Il y a peu, cette capitale du sud-est de l’Anatolie grouillait d’une faune hétéroclite, entre les combattants syriens venus souffler entre deux combats, les candidats au Djihad, les trafiquants de tout poil, les marchands d’armes et les correspondants de guerre. Aujourd’hui, « Antep la victorieuse » est étonnement calme. L’immense salle à manger de l’hôtel Tugcan, au centre-ville, n’accueille guère que trois ou quatre clients fort silencieux. Le pouvoir turc a (presque) fermé la frontière avec la Syrie.
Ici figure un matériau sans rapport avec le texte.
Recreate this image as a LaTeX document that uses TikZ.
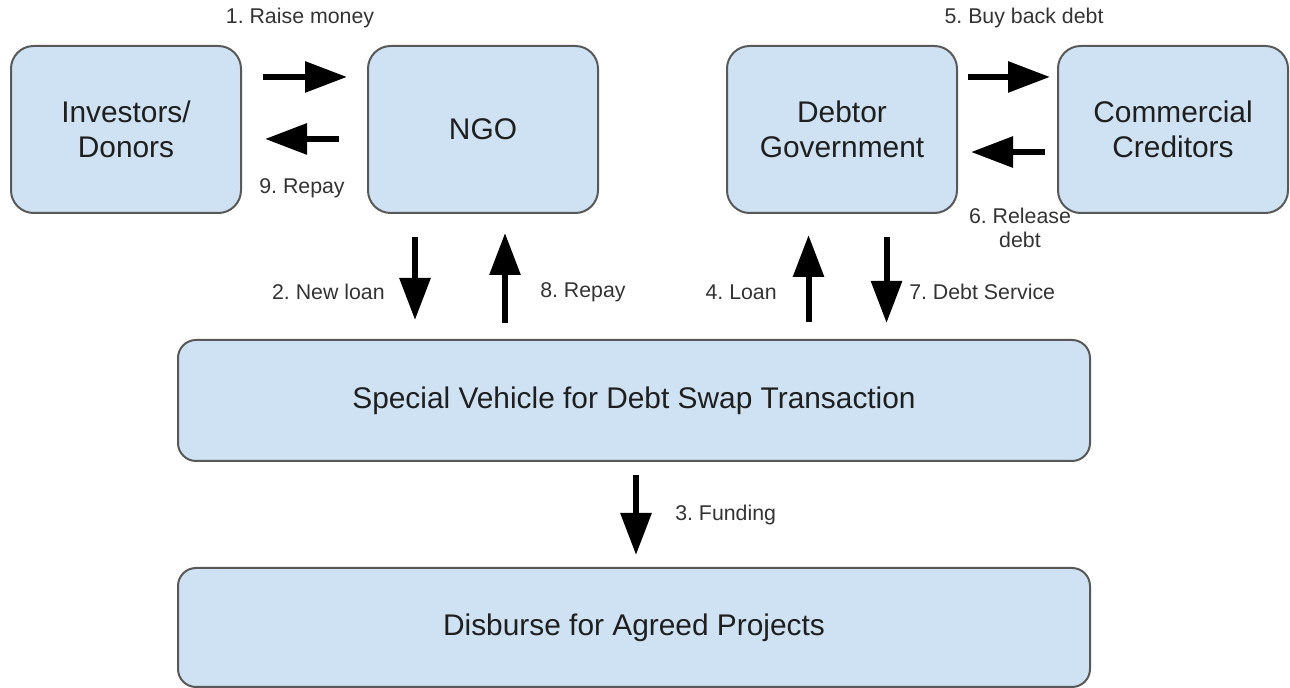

Et les visiteurs trop curieux ne sont plus les bienvenus dans cette cité de deux millions d’âmes, abritant le plus grand musée de mosaïques du monde.
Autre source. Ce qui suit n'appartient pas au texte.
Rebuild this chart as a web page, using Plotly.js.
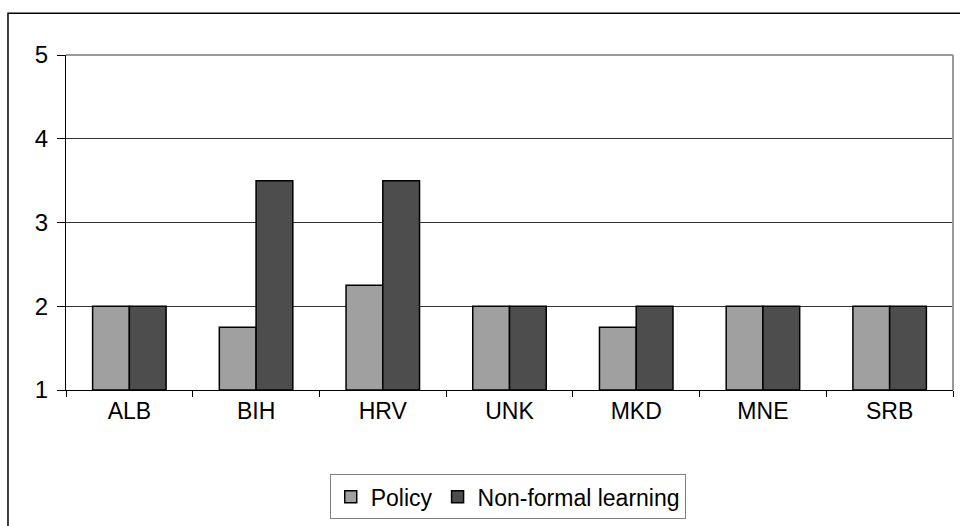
<!DOCTYPE html>
<html>
<head>
<meta charset="utf-8">
<script src="https://cdn.plot.ly/plotly-3.0.1.min.js"></script>
<style>html,body{margin:0;padding:0;background:#fff;}#chart{width:960px;height:526px;}</style>
</head>
<body>
<div id="chart"></div>
<script>
const categories = ["ALB", "BIH", "HRV", "UNK", "MKD", "MNE", "SRB"];
const policy = [2, 1.75, 2.25, 2, 1.75, 2, 2];
const nonFormal = [2, 3.5, 3.5, 2, 2, 2, 2];
const seriesNames = ["Policy", "Non-formal learning"];
const yTicks = [1, 2, 3, 4, 5];

const font = {family: "Liberation Sans, Arial, sans-serif", color: "#000"};
const traces = [
  {type: "bar", name: seriesNames[0], x: categories, y: policy.map(v => v - 1), base: 1,
   marker: {color: "#a0a0a0", line: {color: "#000", width: 1.5}}, hoverinfo: "skip"},
  {type: "bar", name: seriesNames[1], x: categories, y: nonFormal.map(v => v - 1), base: 1,
   marker: {color: "#4d4d4d", line: {color: "#000", width: 1.5}}, hoverinfo: "skip"}
];
const layout = {
  width: 960, height: 526,
  margin: {l: 66, r: 7, t: 55, b: 134},
  paper_bgcolor: "#fff", plot_bgcolor: "#fff",
  barmode: "group", bargap: 0.42, bargroupgap: 0,
  font: Object.assign({size: 23}, font),
  showlegend: true,
  legend: {orientation: "h", x: 0.498, xanchor: "center", y: -0.252, yanchor: "top",
           bgcolor: "#fff", bordercolor: "#808080", borderwidth: 1,
           font: Object.assign({size: 23}, font), itemwidth: 30, tracegroupgap: 0},
  xaxis: {type: "category", showline: true, linecolor: "#000", linewidth: 1,
          ticks: "outside", tickson: "boundaries", ticklen: 6, tickcolor: "#000",
          showgrid: false, tickfont: Object.assign({size: 23}, font), fixedrange: true,
          automargin: false},
  yaxis: {range: [1, 5], tickvals: yTicks, ticktext: yTicks.map(String),
          showline: true, linecolor: "#000", linewidth: 1,
          ticks: "outside", ticklen: 8, tickcolor: "#000", ticklabelstandoff: 4,
          showgrid: true, gridcolor: "#333", gridwidth: 1, zeroline: false,
          tickfont: Object.assign({size: 24}, font), fixedrange: true, automargin: false},
  shapes: [
    {type: "line", xref: "paper", yref: "paper", x0: 0, x1: 1, y0: 1, y1: 1,
     line: {color: "#999", width: 2}},
    {type: "line", xref: "paper", yref: "paper", x0: 1, x1: 1, y0: 0, y1: 1,
     line: {color: "#999", width: 2}},
    {type: "rect", xref: "paper", yref: "paper", x0: -0.0654, x1: 1.2, y0: -0.6, y1: 1.1246,
     line: {color: "#000", width: 1.5}, layer: "below"}
  ]
};
Plotly.newPlot("chart", traces, layout, {staticPlot: true, displayModeBar: false});
</script>
</body>
</html>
Gaziantep accueille le siège exécutif de l’Union des organisations de secours et soins médicaux (UOSSM), l’une des ONG les plus efficaces en Syrie. Elle aide quelque 120 hôpitaux et plus de 200 centres de santé situés dans les zones tenues par les rebelles. La dictature syrienne classe l’UOSSM parmi les organisations terroristes, car elle soigne les opposants.
Des hôpitaux bombardés vingt-cinq fois
« C’est une guerre totale. Pour démoraliser la population, le régime et ses alliés, notamment les Russes, bombardent systématiquement les hôpitaux, y compris ceux pour enfants. Ils utilisent du matériel très sophistiqué pour pouvoir atteindre les centres de soins souterrains. Il s’agit d’une stratégie militaire délibérée », déplore Wael Al-Raas, deputy CEO-Medical, à l’UOSSM.
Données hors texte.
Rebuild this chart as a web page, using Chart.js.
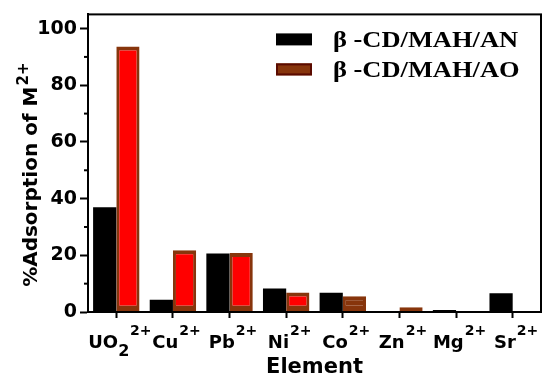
<!DOCTYPE html>
<html>
<head>
<meta charset="utf-8">
<script src="https://cdn.jsdelivr.net/npm/chart.js@4.4.0/dist/chart.umd.min.js"></script>
<style>
  html, body { margin: 0; padding: 0; background: #fff; }
  #wrap { width: 550px; height: 382px; }
</style>
</head>
<body>
<div id="wrap"><canvas id="adsorptionChart"></canvas></div>
<script>
// values
const elements = ['UO2', 'Cu', 'Pb', 'Ni', 'Co', 'Zn', 'Mg', 'Sr'];
const charge = '2+';
const seriesNames = ['\u03B2 -CD/MAH/AN', '\u03B2 -CD/MAH/AO'];
const anValues = [37, 4.3, 20.6, 8.3, 6.8, 0, 0.7, 6.6];
const aoValues = [93.7, 21.8, 20.8, 6.9, 5.6, 1.7, 0.3, 0];
const yTicks = [0, 20, 40, 60, 80, 100];
const yMinorTicks = [10, 30, 50, 70, 90];
const yTitle = '%Adsorption of M';

const RED = '#ff0000';
const BROWN = '#87350c';
const SANS = '"DejaVu Sans"';
const legendFills = ['#000000', BROWN];
const legendStrokes = ['#000000', '#5a0a00'];

// frame, minor ticks, legend, element labels with sub/superscripts, y title
const decorations = {
    id: 'decorations',
    afterDraw(chart) {
        const ctx = chart.ctx;
        const area = chart.chartArea;
        const xScale = chart.scales.x;
        const yScale = chart.scales.y;
        ctx.save();
        ctx.strokeStyle = '#000';
        ctx.lineWidth = 2;
        ctx.strokeRect(area.left, area.top, area.right - area.left, area.bottom - area.top);

        yMinorTicks.forEach(v => {
            const py = yScale.getPixelForValue(v);
            ctx.beginPath();
            ctx.moveTo(area.left - 4, py);
            ctx.lineTo(area.left, py);
            ctx.stroke();
        });

        // legend
        ctx.textBaseline = 'alphabetic';
        ctx.textAlign = 'left';
        chart.data.datasets.forEach((ds, i) => {
            const top = area.top + 19 + i * 30;
            ctx.fillStyle = legendFills[i];
            ctx.fillRect(area.left + 188, top, 36, 12);
            if (i > 0) {
                ctx.strokeStyle = legendStrokes[i];
                ctx.lineWidth = 2;
                ctx.strokeRect(area.left + 189, top + 1, 34, 10);
            }
            ctx.fillStyle = '#000';
            ctx.font = 'bold 23px "Liberation Serif"';
            ctx.save();
            ctx.translate(area.left + 245, top + 14);
            ctx.scale(1.15, 1);
            ctx.fillText(ds.label, 0, 0);
            ctx.restore();
        });

        ctx.fillStyle = '#000';
        elements.forEach((name, i) => {
            const m = name.match(/^([A-Za-z]+)(\d*)$/);
            const base = m[1];
            const sub = m[2];
            ctx.font = 'bold 18px ' + SANS;
            const wBase = ctx.measureText(base).width;
            ctx.font = 'bold 14px ' + SANS;
            const wSub = sub ? ctx.measureText(sub).width + 1 : 0;
            const wSup = ctx.measureText(charge).width;
            const cx = xScale.getPixelForTick(i) + 3;
            let px = cx - (wBase + wSub + wSup) / 2;
            const by = area.bottom + 36;
            ctx.font = 'bold 18px ' + SANS;
            ctx.fillText(base, px, by);
            px += wBase;
            if (sub) {
                ctx.font = 'bold 16px ' + SANS;
                ctx.fillText(sub, px, by + 8);
                px += wSub;
            }
            ctx.font = 'bold 14px ' + SANS;
            ctx.fillText(charge, px + 1, by - 13);
        });

        // rotated y axis title
        ctx.font = 'bold 20px ' + SANS;
        const wMain = ctx.measureText(yTitle).width;
        ctx.font = 'bold 15px ' + SANS;
        const wCharge = ctx.measureText(charge).width;
        const midY = (area.top + area.bottom) / 2 + 12;
        ctx.translate(37, midY + (wMain + wCharge) / 2);
        ctx.rotate(-Math.PI / 2);
        ctx.font = 'bold 20px ' + SANS;
        ctx.fillText(yTitle, 0, 0);
        ctx.font = 'bold 15px ' + SANS;
        ctx.fillText(charge, wMain + 1, -9);
        ctx.restore();
    }
};

document.addEventListener('DOMContentLoaded', () => {
    const ctx = document.getElementById('adsorptionChart').getContext('2d');
    new Chart(ctx, {
        type: 'bar',
        data: {
            labels: elements,
            datasets: [{
                label: seriesNames[0],
                data: anValues,
                backgroundColor: '#000000',
                borderWidth: 0
            }, {
                label: seriesNames[1],
                data: aoValues,
                backgroundColor: [RED, RED, RED, RED, BROWN, BROWN, BROWN, BROWN],
                borderColor: BROWN,
                borderWidth: { top: 4, left: 3, right: 3, bottom: 6 },
                borderSkipped: false
            }]
        },
        options: {
            responsive: true,
            maintainAspectRatio: false,
            animation: false,
            devicePixelRatio: 1,
            layout: { padding: { top: 9, right: 9, left: 0, bottom: 0 } },
            datasets: {
                bar: { categoryPercentage: 0.82, barPercentage: 1.0 }
            },
            scales: {
                x: {
                    offset: true,
                    afterFit: scale => { scale.height = 70; },
                    grid: {
                        offset: false,
                        drawOnChartArea: false,
                        drawTicks: true,
                        tickLength: 6,
                        tickColor: '#000',
                        tickWidth: 2
                    },
                    border: { display: true, color: '#000', width: 2 },
                    ticks: { color: 'rgba(0,0,0,0)', font: { size: 18 } },
                    title: {
                        display: true,
                        text: 'Element',
                        color: '#000',
                        font: { family: SANS, size: 21, weight: 'bold' },
                        padding: { top: 0, bottom: 2 }
                    }
                },
                y: {
                    min: 0,
                    max: 105,
                    afterFit: scale => { scale.width = 88; },
                    afterBuildTicks: scale => { scale.ticks = yTicks.map(v => ({ value: v })); },
                    grid: {
                        drawOnChartArea: false,
                        drawTicks: true,
                        tickLength: 8,
                        tickColor: '#000',
                        tickWidth: 2
                    },
                    border: { display: true, color: '#000', width: 2 },
                    ticks: {
                        color: '#000',
                        padding: 3,
                        font: { family: SANS, size: 19, weight: 'bold' }
                    }
                }
            },
            plugins: {
                tooltip: { enabled: false },
                legend: { display: false }
            }
        },
        plugins: [decorations]
    });
});
</script>
</body>
</html>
Originaire de Hama, étape entre Damas et Alep, ce dernier a été emprisonné quelques semaines, avant de pouvoir fuir et mettre sa famille à l’abri. L’année dernière, tous les hôpitaux soutenus par l’ONG à Alep, Idleb, Hama, Daraa, Quneitra, Homs ont été atteints par des frappes aériennes, certains d’entre eux, jusqu’à vingt-cinq fois… Le 4 avril dernier, à Khan Cheikhoun, dans la province d’Idleb, au nord-ouest de la Syrie, une attaque chimique a fait 88 morts, dont 31 enfants. « Actuellement, le gouvernorat est plutôt calme. Mais des rumeurs laissent entendre que Bachar al-Assad préparerait une nouvelle attaque chimique », ajoute Wael Al-Raas.
Coupures de courant mortelles
Le grand projet de l’UOSSM s’appelle Syria Solar. Il s’agit de fournir de l’énergie solaire aux hôpitaux et ainsi sauver des centaines de vies humaines. L’ONG a déjà installé dans un hôpital, au nord de la Syrie, 480 panneaux solaires photovoltaïques. « Nous ne donnons pas le nom de l’établissement pour lui éviter d’être spécialement visé par le régime », explique le responsable. Techniquement, outre les panneaux solaires, capables de produire 127 kWp de courant continue, l’installation comprend « 288 batteries capables de stocker 720 kWh de puissance électrique et des systèmes de contrôle de données avancées », explique le site de l’ONG. L’énergie solaire devrait permettre d’économiser plus de 7 000 litres de carburant par mois, soit 20 à 30 % des frais énergétiques mensuels de l’hôpital. L’objectif suivant sera d’équiper cinq autres hôpitaux. La guerre a détruit la plupart des réseaux électriques de Syrie. Résultat, tout fonctionne avec des générateurs diesel. Mais comment faire quand on tombe à court de carburant, faute de moyens financiers ou faute de pouvoir s’approvisionner ? Or, les couveuses, par exemple, fonctionnent à l’électricité et ne peuvent pas connaître d’interruption. En clair, l’énergie solaire devrait éviter la mort de blessés, de malades, de nourrissons.
3 150 euros pour un bloc opératoire
Les chiffres donnés par l’Union des organisations de secours et soins médicaux (UOSSM) interpellent : plus de 465 000 morts depuis le début de la guerre, 11 millions de Syriens ont besoin d’eau, de systèmes sanitaires, de soins de santé. 732 soignants ont été tués. Pour continuer à soigner dans les zones rebelles, il faut des sous. 10 euros pour une consultation médicale, trente euros pour financer une dialyse, 1 500 euros pour une opération de prothèse du genou. 3 150 euros pour un bloc opératoire. « Nous aimerions soigner les populations habitant dans les territoires repris à l’Organisation Etat islamique. Mais comme ces régions sont occupées par les Kurdes, la Turquie ne nous permet pas de nous y rendre. Nous envisageons de passer par le Kurdistan irakien », explique Wael Al-Raas, « la Syrie a été transformée en pièces de puzzle ».